Il faut que je lui raconte ma vie, depuis ma naissance. Que je sois enfant "naturel" le chiffonne: "Votre père était peut-être juif? - Je ne l'ai pas connu, mais moi j'ai été baptisé à l'église de Passy." De m'être ainsi vivement défendu d'être juif me cause une gêne. Je ne voudrais pas me mettre aux côtés de la persécution officielle, même si je suis encore empreint de l'antisémitisme ambiant de mon adolescence.

Il m'apprend qu'ils ont arrêté Raymond Fassin, mon patron, à Paris, ainsi que Solange, sa secrétaire, et qu'elle attend un bébé. Naître en prison de parents qui risquent d'être fusillés d'un jour à l'autre...

Etudes? Je m'étends sur les difficultés rencontrées par la mère célibataire dans l'élevage de son enfant, les changements de pension et d'école, le lycée Janson de Sailly, l'école en Angleterre, l'école de TSF, le manque d'argent qui interrompt les meilleurs projets...

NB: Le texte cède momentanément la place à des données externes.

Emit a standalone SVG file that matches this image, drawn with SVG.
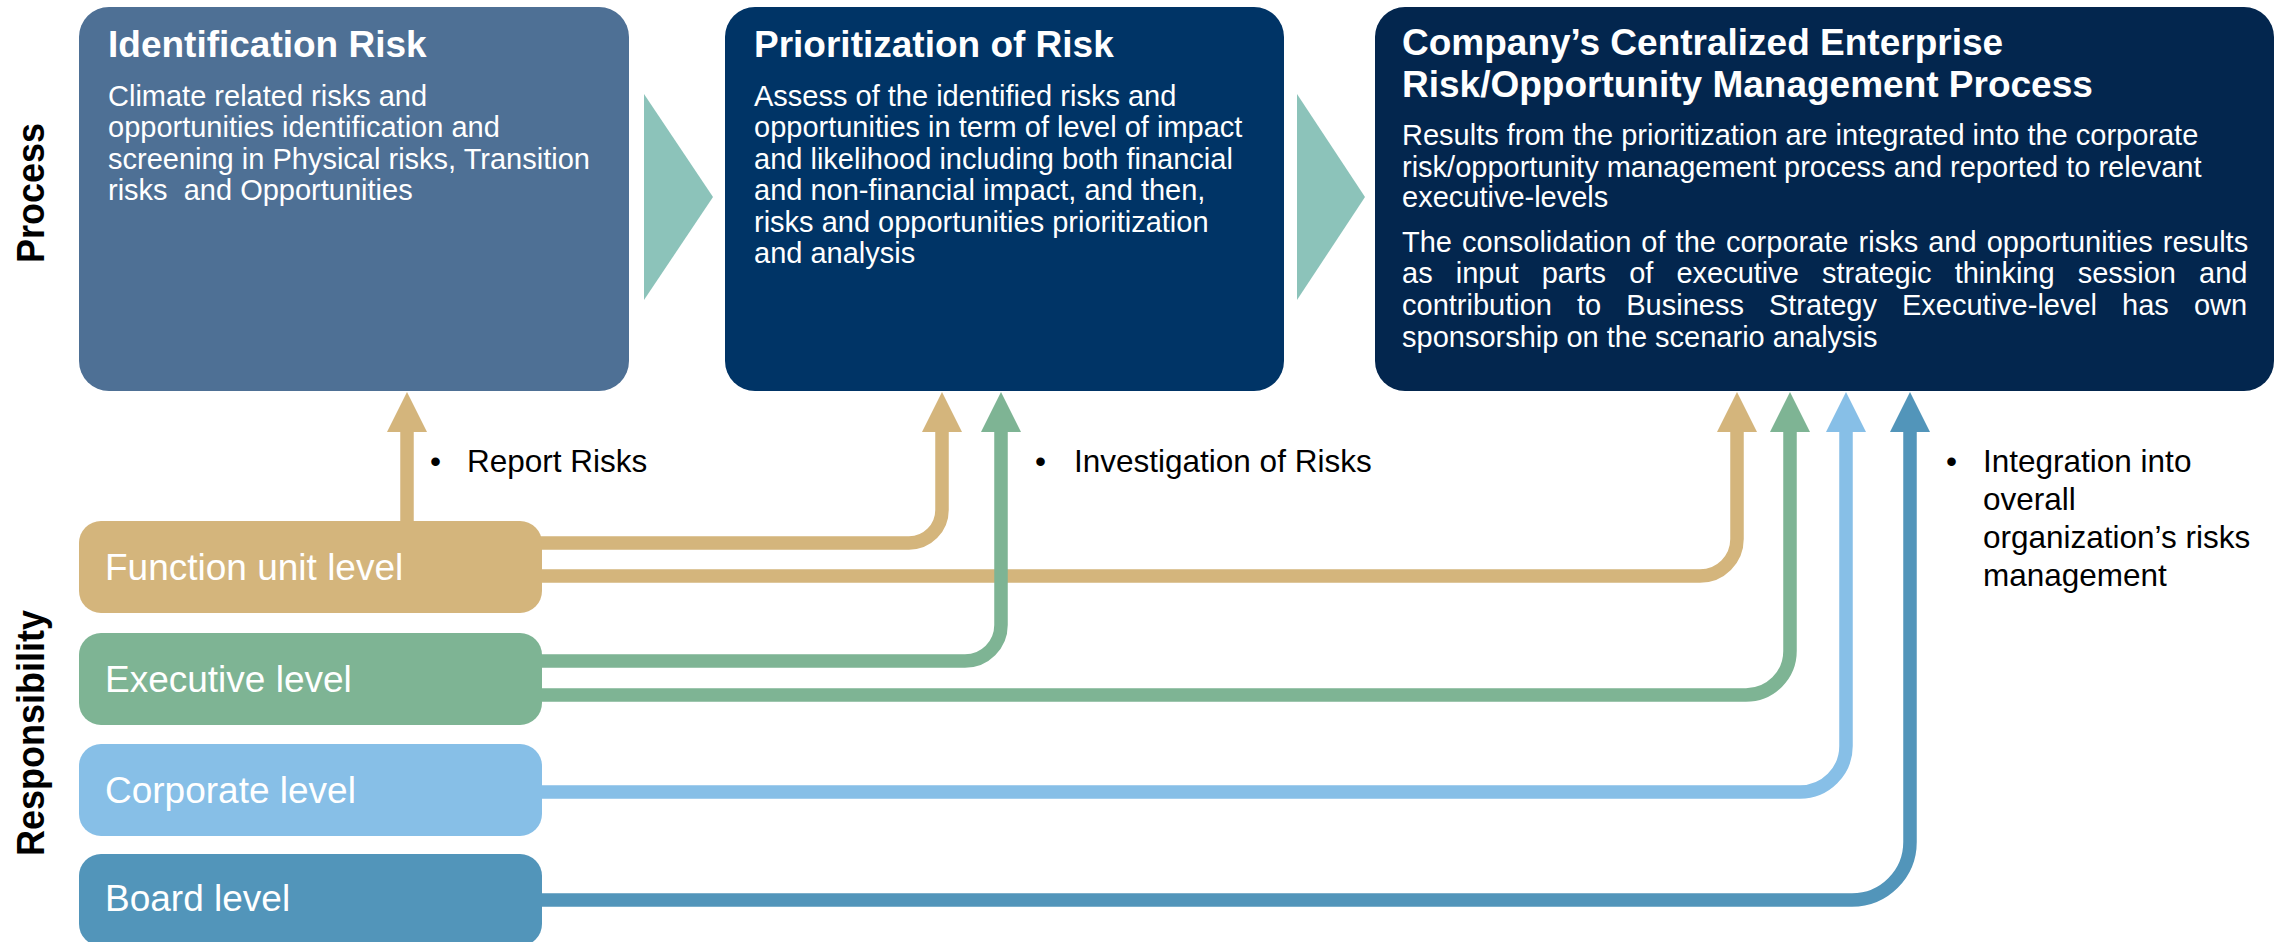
<svg xmlns="http://www.w3.org/2000/svg" xmlns:xlink="http://www.w3.org/1999/xlink" width="2285" height="942" viewBox="0 0 2285 942">
  <style>
    .ttl { font-family: "Liberation Sans", Arial, sans-serif; font-weight: bold; font-size: 37px; fill: #ffffff; }
    .body { font-family: "Liberation Sans", Arial, sans-serif; font-size: 29px; fill: #ffffff; }
    .lvl { font-family: "Liberation Sans", Arial, sans-serif; font-size: 37px; fill: #ffffff; }
    .note { font-family: "Liberation Sans", Arial, sans-serif; font-size: 31.5px; fill: #000000; }
    .side { font-family: "Liberation Sans", Arial, sans-serif; font-weight: bold; font-size: 36px; fill: #000000; }
    .conn { fill: none; stroke-width: 13.5; stroke-linecap: butt; }
    .tan { stroke: #D4B57C; }
    .grn { stroke: #7EB494; }
    .lbl { stroke: #87BFE7; }
    .brd { stroke: #5295BA; }
    .chev { fill: #8CC3BA; }
  </style>
  <defs>
    <!-- arrowhead, tip at origin, pointing up -->
    <path id="head" d="M0,0 L-20,40 L20,40 Z"/>
  </defs>

  <rect width="2285" height="942" fill="#ffffff"/>

  <!-- side captions -->
  <text class="side" text-anchor="middle" transform="translate(44,193) rotate(-90) scale(1,1.1)">Process</text>
  <text class="side" text-anchor="middle" transform="translate(44,733) rotate(-90) scale(1,1.1)">Responsibility</text>

  <!-- connectors -->
  <g id="connectors">
    <path class="conn tan" d="M407,530 V431"/>
    <use xlink:href="#head" x="407" y="392" fill="#D4B57C"/>

    <path class="conn tan" d="M530,543 H909 A33,33 0 0 0 942,510 V431"/>
    <use xlink:href="#head" x="942" y="392" fill="#D4B57C"/>

    <path class="conn tan" d="M530,576 H1700 A37,37 0 0 0 1737,539 V431"/>
    <use xlink:href="#head" x="1737" y="392" fill="#D4B57C"/>

    <path class="conn grn" d="M530,661 H965 A36,36 0 0 0 1001,625 V431"/>
    <use xlink:href="#head" x="1001" y="392" fill="#7EB494"/>

    <path class="conn grn" d="M530,695 H1746 A44,44 0 0 0 1790,651 V431"/>
    <use xlink:href="#head" x="1790" y="392" fill="#7EB494"/>

    <path class="conn lbl" d="M530,792 H1800 A46,46 0 0 0 1846,746 V431"/>
    <use xlink:href="#head" x="1846" y="392" fill="#87BFE7"/>

    <path class="conn brd" d="M530,900 H1852 A58,58 0 0 0 1910,842 V431"/>
    <use xlink:href="#head" x="1910" y="392" fill="#5295BA"/>
  </g>

  <!-- process chevrons -->
  <g id="chevrons">
    <polygon class="chev" points="644,94 713,197 644,300"/>
    <polygon class="chev" points="1297,94 1365,197 1297,300"/>
  </g>

  <!-- process steps -->
  <g id="identification">
    <rect x="79" y="7" width="550" height="384" rx="30" fill="#4E7095"/>
    <text class="ttl" x="108" y="57">Identification Risk</text>
    <text class="body" x="108" y="106">Climate related risks and</text>
    <text class="body" x="108" y="137">opportunities identification and</text>
    <text class="body" x="108" y="169">screening in Physical risks, Transition</text>
    <text class="body" x="108" y="200" xml:space="preserve">risks  and Opportunities</text>
  </g>

  <g id="prioritization">
    <rect x="725" y="7" width="559" height="384" rx="30" fill="#003466"/>
    <text class="ttl" x="754" y="57">Prioritization of Risk</text>
    <text class="body" x="754" y="106">Assess of the identified risks and</text>
    <text class="body" x="754" y="137">opportunities in term of level of impact</text>
    <text class="body" x="754" y="169">and likelihood including both financial</text>
    <text class="body" x="754" y="200">and non-financial impact, and then,</text>
    <text class="body" x="754" y="232">risks and opportunities prioritization</text>
    <text class="body" x="754" y="263">and analysis</text>
  </g>

  <g id="enterprise">
    <rect x="1375" y="7" width="899" height="384" rx="30" fill="#03264E"/>
    <text class="ttl" x="1402" y="55">Company’s Centralized Enterprise</text>
    <text class="ttl" x="1402" y="97">Risk/Opportunity Management Process</text>
    <text class="body" x="1402" y="145">Results from the prioritization are integrated into the corporate</text>
    <text class="body" x="1402" y="177">risk/opportunity management process and reported to relevant</text>
    <text class="body" x="1402" y="207">executive-levels</text>
    <text class="body" x="1402" y="252" word-spacing="2">The consolidation of the corporate risks and opportunities results</text>
    <text class="body" x="1402" y="283" word-spacing="15">as input parts of executive strategic thinking session and</text>
    <text class="body" x="1402" y="315" word-spacing="17">contribution to Business Strategy Executive-level has own</text>
    <text class="body" x="1402" y="347">sponsorship on the scenario analysis</text>
  </g>

  <!-- responsibility levels -->
  <g id="function-unit">
    <rect x="79" y="521" width="463" height="92" rx="22" fill="#D4B57C"/>
    <text class="lvl" x="105" y="580">Function unit level</text>
  </g>
  <g id="executive">
    <rect x="79" y="633" width="463" height="92" rx="22" fill="#7EB494"/>
    <text class="lvl" x="105" y="692">Executive level</text>
  </g>
  <g id="corporate">
    <rect x="79" y="744" width="463" height="92" rx="22" fill="#87BFE7"/>
    <text class="lvl" x="105" y="803">Corporate level</text>
  </g>
  <g id="board">
    <rect x="79" y="854" width="463" height="92" rx="22" fill="#5295BA"/>
    <text class="lvl" x="105" y="911">Board level</text>
  </g>

  <!-- flow notes -->
  <g id="note-report">
    <text class="note" x="430" y="472">•</text>
    <text class="note" x="467" y="472">Report Risks</text>
  </g>
  <g id="note-investigation">
    <text class="note" x="1035" y="472">•</text>
    <text class="note" x="1074" y="472">Investigation of Risks</text>
  </g>
  <g id="note-integration">
    <text class="note" x="1946" y="472">•</text>
    <text class="note" x="1983" y="472">Integration into</text>
    <text class="note" x="1983" y="510">overall</text>
    <text class="note" x="1983" y="548">organization’s risks</text>
    <text class="note" x="1983" y="586">management</text>
  </g>
</svg>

Confrontation, un jour, avec le couple du café-hôtel où j'ai été arrêté. Pas heureux, eux non plus... Lui, on l'appelait "l'Anglais" parce qu'il avait un crâne presque chauve au dessus d'une figure longue, et les dents un peu chevalines... J'avais deux ou trois fois attendu l'heure de mon train dans leur bistro. Et en arrivant d'Is-sur-Tille, nous avions tous dormi dans l'hôtel pour notre première nuit à Lille. Comme clients: je ne sache pas qu'ils aient appartenu à un réseau. Les Allemands lors de leur descente semblaient chercher quelqu'un ou quelque chose de précis... Y étaient-ils mêlés?